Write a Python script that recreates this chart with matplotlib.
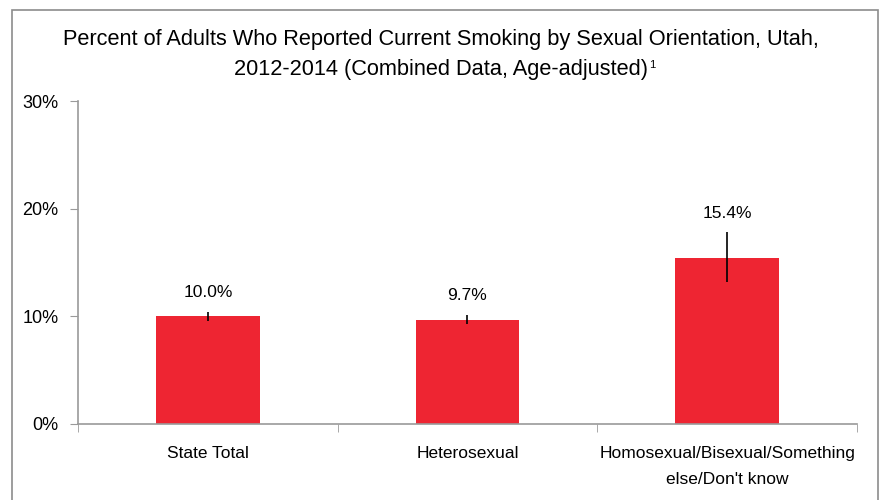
import matplotlib
matplotlib.use("Agg")
import matplotlib.pyplot as plt
from matplotlib.patches import Rectangle
from matplotlib.ticker import FuncFormatter

categories = ["State Total", "Heterosexual", "Homosexual/Bisexual/Something\nelse/Don't know"]
values = [10.0, 9.7, 15.4]
err_low = [9.6, 9.3, 13.2]
err_high = [10.4, 10.1, 17.8]
labels = ["10.0%", "9.7%", "15.4%"]

plt.rcParams['font.family'] = ['Liberation Sans', 'DejaVu Sans']

fig = plt.figure(figsize=(8.82, 5), dpi=100)
ax = fig.add_axes([78/882, 1 - 424/500, (857-78)/882, (424-101)/500])

# outer frame
fig.patches.append(Rectangle((12/882, -0.05), (878-12)/882, 1.05 - 10/500,
                             transform=fig.transFigure, fill=False,
                             edgecolor="#8c8c8c", linewidth=1.2))

x = range(len(categories))
yerr = [[v - lo for v, lo in zip(values, err_low)], [hi - v for v, hi in zip(values, err_high)]]
ax.bar(x, values, width=0.4, color="#ee2532")
ax.errorbar(x, values, yerr=yerr, fmt="none", ecolor="black", elinewidth=1.2, capsize=0)

for xi, hi, lab in zip(x, err_high, labels):
    ax.text(xi, hi + 1.1, lab, ha="center", va="bottom", fontsize=12.5)

ax.set_xlim(-0.5, 2.5)
ax.set_ylim(0, 30)
ax.set_yticks([0, 10, 20, 30])
ax.yaxis.set_major_formatter(FuncFormatter(lambda v, p: "%d%%" % v))
ax.set_xticks(list(x))
ax.set_xticklabels(categories, fontsize=12.5, linespacing=1.9)
ax.set_xticks([-0.5, 0.5, 1.5, 2.5], minor=True)
ax.tick_params(axis="x", which="major", length=0, pad=16)
ax.tick_params(axis="x", which="minor", length=6, color="#9a9a9a")
ax.tick_params(axis="y", length=6, color="#9a9a9a", labelsize=13, pad=8)

for s in ["top", "right"]:
    ax.spines[s].set_visible(False)
for s in ["left", "bottom"]:
    ax.spines[s].set_color("#9a9a9a")
    ax.spines[s].set_linewidth(1.2)

fig.text(0.5, 1 - 39/500, "Percent of Adults Who Reported Current Smoking by Sexual Orientation, Utah,",
         ha="center", va="center", fontsize=15.7)
line2 = fig.text(0.5, 1 - 70/500, "2012-2014 (Combined Data, Age-adjusted)",
                 ha="center", va="center", fontsize=15.7)
ax.annotate("1", xy=(1, 1), xycoords=line2, xytext=(0.5, 0), textcoords="offset points",
            ha="left", va="top", fontsize=8)

fig.savefig("out.png", dpi=100)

__________

Work to do ::
Where a line holds "matplotlib", copy it out.

Answer to this problem ::
Write a Python script that recreates this chart with matplotlib.
import matplotlib
matplotlib.use("Agg")
import matplotlib.pyplot as plt
from matplotlib.patches import Rectangle
from matplotlib.ticker import FuncFormatter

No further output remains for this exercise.